→ TASK DESCRIPTION
Find each line with "draw" and copy it.

╭─ RECORDED INFORMATION

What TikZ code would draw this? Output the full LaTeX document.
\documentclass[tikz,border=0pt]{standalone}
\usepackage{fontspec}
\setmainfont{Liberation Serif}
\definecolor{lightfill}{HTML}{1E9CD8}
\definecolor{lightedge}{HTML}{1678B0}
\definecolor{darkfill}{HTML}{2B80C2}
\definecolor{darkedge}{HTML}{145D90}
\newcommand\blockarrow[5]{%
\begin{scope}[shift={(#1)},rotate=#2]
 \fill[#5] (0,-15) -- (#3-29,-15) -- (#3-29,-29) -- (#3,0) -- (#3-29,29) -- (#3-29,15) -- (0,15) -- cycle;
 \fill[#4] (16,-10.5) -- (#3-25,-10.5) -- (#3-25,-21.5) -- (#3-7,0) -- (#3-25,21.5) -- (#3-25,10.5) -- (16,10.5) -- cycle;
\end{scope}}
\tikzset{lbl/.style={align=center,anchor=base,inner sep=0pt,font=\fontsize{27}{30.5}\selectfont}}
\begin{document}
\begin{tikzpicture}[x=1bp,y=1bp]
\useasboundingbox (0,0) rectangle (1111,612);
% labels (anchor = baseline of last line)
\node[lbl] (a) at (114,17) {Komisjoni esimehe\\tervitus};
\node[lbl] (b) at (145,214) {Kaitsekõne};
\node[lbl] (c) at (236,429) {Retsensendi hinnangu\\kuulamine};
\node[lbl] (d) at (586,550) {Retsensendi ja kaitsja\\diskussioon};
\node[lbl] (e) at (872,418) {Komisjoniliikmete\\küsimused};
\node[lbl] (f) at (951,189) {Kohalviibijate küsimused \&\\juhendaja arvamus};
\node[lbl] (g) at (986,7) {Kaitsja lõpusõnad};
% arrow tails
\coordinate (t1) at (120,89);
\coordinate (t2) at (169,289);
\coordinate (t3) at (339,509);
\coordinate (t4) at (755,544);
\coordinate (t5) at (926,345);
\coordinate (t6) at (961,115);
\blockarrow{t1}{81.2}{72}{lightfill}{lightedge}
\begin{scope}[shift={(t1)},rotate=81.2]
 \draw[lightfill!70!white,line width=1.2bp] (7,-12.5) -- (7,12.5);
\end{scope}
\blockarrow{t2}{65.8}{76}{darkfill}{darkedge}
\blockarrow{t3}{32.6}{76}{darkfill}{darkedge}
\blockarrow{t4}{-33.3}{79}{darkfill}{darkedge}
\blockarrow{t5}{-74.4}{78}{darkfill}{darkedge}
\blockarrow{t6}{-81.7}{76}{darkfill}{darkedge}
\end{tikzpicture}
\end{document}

╰─

→ ANSWER FOR THE TASK
What TikZ code would draw this? Output the full LaTeX document.
 \draw[lightfill!70!white,line width=1.2bp] (7,-12.5) -- (7,12.5);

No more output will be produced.